An excerpt from that New York Times article about the assassination attempt on Adam
Osmayev and Amina Okuyeva is revealing: “In 2006, the Russian government legalized targeted killings abroad of people posing terrorist threats, resuming a Soviet-era practice.”
When you start to read that sentence, you’re tempted to think that in 2006 the Russia government decided to copy the U.S. government’s policy of assassination … until you arrive at the last phrase: “resuming a Soviet-era practice.”
And there you have it. The communist regime in the Soviet Union engaged in assassination. So did the communist regime in North Korea.
It was the CIA and the Pentagon who copied the tactic from the communists.

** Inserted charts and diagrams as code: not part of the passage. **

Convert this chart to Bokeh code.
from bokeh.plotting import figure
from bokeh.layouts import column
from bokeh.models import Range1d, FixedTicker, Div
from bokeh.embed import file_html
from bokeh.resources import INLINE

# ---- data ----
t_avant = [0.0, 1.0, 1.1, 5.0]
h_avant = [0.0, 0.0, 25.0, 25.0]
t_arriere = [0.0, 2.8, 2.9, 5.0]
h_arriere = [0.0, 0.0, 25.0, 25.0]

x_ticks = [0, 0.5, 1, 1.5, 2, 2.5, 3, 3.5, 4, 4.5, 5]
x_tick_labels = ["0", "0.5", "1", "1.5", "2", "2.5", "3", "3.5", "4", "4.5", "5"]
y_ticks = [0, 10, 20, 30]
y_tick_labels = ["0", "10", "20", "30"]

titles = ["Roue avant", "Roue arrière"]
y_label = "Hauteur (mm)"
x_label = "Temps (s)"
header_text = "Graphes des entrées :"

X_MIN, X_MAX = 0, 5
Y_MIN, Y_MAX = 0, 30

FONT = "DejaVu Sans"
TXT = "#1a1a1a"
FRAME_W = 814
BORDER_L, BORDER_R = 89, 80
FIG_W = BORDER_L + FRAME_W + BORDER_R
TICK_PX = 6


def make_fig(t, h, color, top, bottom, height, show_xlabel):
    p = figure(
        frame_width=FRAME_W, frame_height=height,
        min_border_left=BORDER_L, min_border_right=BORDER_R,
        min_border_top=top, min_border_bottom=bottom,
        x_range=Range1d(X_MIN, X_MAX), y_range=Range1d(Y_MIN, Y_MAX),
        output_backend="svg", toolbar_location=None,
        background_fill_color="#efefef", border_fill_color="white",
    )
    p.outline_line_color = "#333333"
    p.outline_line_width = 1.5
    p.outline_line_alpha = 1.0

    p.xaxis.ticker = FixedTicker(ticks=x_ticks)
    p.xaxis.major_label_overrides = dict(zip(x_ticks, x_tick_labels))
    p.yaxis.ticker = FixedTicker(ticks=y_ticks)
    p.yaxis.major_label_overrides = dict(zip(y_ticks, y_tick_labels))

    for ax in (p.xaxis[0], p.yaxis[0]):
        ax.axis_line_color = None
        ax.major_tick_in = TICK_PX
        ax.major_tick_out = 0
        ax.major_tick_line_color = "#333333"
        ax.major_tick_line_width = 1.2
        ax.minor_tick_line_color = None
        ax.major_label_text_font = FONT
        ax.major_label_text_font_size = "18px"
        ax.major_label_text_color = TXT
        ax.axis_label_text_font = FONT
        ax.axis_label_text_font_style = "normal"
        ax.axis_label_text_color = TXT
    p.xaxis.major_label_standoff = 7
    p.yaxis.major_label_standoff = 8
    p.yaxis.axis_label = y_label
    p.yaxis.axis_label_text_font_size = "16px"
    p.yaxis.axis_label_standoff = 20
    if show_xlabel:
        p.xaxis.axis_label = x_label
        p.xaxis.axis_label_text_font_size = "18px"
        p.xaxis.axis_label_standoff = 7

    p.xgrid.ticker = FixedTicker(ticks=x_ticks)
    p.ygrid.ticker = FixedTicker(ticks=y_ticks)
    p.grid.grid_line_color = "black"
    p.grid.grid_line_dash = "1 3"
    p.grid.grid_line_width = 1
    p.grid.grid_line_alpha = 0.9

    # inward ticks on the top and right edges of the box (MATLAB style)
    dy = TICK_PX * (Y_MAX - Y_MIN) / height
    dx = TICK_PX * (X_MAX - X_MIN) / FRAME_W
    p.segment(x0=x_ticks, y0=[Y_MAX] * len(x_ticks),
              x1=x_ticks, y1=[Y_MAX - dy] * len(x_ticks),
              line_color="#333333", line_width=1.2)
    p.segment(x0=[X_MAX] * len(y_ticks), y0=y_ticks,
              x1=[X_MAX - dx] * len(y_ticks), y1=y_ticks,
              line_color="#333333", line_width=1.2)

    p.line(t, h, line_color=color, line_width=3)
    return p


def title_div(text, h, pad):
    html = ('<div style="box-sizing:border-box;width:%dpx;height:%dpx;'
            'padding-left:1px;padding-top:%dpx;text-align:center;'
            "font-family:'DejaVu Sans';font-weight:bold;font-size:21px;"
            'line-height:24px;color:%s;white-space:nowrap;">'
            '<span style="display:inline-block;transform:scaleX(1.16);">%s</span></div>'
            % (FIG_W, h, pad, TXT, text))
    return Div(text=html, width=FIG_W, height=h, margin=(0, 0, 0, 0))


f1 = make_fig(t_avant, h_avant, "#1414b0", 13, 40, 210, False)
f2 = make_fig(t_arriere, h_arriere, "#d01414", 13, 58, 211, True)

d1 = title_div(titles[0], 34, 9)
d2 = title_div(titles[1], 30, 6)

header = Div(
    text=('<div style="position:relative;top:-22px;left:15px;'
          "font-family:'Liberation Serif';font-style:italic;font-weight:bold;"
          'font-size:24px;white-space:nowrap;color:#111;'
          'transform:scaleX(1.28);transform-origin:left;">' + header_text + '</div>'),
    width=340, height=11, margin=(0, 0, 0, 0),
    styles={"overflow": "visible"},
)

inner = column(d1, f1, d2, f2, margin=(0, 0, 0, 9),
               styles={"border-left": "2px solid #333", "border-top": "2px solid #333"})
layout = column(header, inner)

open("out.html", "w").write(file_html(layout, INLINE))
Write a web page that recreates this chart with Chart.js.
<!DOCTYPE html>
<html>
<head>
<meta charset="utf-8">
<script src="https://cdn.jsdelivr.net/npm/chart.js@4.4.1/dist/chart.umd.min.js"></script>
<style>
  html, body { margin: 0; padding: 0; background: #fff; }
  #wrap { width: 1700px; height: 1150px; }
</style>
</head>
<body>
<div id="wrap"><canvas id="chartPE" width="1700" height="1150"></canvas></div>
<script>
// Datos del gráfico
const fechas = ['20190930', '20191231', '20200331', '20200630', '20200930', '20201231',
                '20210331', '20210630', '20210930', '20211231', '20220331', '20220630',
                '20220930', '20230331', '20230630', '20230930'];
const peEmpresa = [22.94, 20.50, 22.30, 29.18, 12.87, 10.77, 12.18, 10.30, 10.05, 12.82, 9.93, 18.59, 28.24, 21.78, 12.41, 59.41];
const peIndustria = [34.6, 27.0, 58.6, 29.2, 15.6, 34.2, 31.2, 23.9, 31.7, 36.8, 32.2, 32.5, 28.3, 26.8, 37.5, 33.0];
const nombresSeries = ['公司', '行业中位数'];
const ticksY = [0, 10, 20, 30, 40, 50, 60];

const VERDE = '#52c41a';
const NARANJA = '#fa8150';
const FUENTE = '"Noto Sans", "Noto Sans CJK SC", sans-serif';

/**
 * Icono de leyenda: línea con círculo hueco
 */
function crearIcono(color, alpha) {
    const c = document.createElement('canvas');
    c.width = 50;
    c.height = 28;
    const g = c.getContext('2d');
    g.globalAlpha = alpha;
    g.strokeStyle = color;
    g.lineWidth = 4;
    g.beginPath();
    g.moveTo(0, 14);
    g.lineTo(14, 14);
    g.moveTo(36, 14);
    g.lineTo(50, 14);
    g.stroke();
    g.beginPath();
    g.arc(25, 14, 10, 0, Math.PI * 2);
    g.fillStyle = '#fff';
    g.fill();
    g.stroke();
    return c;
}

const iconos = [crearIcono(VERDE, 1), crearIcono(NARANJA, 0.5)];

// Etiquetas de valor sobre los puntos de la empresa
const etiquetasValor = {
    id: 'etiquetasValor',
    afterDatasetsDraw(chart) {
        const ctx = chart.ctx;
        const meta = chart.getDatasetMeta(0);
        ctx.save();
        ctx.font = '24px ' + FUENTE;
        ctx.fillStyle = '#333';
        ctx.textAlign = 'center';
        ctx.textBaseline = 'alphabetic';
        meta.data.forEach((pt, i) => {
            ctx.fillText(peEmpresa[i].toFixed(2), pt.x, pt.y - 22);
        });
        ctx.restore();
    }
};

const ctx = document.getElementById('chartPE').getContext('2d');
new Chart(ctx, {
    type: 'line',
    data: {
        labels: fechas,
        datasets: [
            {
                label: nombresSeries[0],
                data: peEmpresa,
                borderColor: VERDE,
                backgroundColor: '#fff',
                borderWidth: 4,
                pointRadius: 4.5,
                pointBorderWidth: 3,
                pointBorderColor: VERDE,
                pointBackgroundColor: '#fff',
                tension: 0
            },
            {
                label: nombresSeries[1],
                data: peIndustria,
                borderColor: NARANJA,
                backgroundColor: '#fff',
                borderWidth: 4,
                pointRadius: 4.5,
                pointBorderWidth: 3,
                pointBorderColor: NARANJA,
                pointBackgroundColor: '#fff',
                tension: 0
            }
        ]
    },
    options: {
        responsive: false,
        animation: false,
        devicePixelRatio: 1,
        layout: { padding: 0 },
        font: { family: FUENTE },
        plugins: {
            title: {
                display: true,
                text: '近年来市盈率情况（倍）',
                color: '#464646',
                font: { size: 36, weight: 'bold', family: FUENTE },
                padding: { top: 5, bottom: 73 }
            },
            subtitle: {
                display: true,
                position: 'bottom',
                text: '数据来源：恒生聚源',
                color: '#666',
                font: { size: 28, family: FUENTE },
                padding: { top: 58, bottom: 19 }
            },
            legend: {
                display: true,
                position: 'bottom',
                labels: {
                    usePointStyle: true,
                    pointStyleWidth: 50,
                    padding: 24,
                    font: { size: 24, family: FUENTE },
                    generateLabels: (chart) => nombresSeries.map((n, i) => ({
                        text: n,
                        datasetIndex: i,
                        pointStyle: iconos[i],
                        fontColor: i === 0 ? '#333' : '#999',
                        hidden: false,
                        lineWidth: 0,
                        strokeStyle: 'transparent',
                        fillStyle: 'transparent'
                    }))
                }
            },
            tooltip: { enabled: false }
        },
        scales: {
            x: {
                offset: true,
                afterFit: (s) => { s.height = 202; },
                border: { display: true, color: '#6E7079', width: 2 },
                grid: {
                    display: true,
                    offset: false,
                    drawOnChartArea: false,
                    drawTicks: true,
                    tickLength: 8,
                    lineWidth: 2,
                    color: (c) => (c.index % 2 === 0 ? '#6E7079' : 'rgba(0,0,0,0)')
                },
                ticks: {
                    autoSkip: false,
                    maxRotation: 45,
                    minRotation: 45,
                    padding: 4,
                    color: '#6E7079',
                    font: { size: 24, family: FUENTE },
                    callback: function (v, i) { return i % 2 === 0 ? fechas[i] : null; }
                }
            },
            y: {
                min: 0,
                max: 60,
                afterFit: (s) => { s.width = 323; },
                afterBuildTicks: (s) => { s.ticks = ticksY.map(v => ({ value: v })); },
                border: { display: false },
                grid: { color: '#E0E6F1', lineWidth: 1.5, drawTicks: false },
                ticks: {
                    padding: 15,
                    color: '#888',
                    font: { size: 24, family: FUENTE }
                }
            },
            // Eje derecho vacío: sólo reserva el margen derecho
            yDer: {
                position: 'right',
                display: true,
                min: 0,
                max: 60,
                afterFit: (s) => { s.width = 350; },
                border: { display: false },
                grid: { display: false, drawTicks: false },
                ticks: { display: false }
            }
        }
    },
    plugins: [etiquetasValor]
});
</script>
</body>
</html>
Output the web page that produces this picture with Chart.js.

That’s how they justified the conversion of the U.S. government from a limited-government republic to a national-security state after World War II. U.S. officials believed that to defeat the communists in the Cold War, the U.S. government needed to become like the communists. Since the communists engage in assassination, they felt, so must the United States.
It was the worst thing Americans could ever do, and, as we have seen, it ended up warping and distorting the mindsets and consciences of many Americans. One does not fight evil with evil. One fights evil with good.
Assassination is murder and, therefore, evil, whether it’s committed by the CIA, Russia, or North Korea. The second-best thing that Americans could ever do is stop their government from continuing to assassinate people, even if Russia, North Korea, or any other country engages in it. The best thing they could ever do is restore a constitutional republic to our land.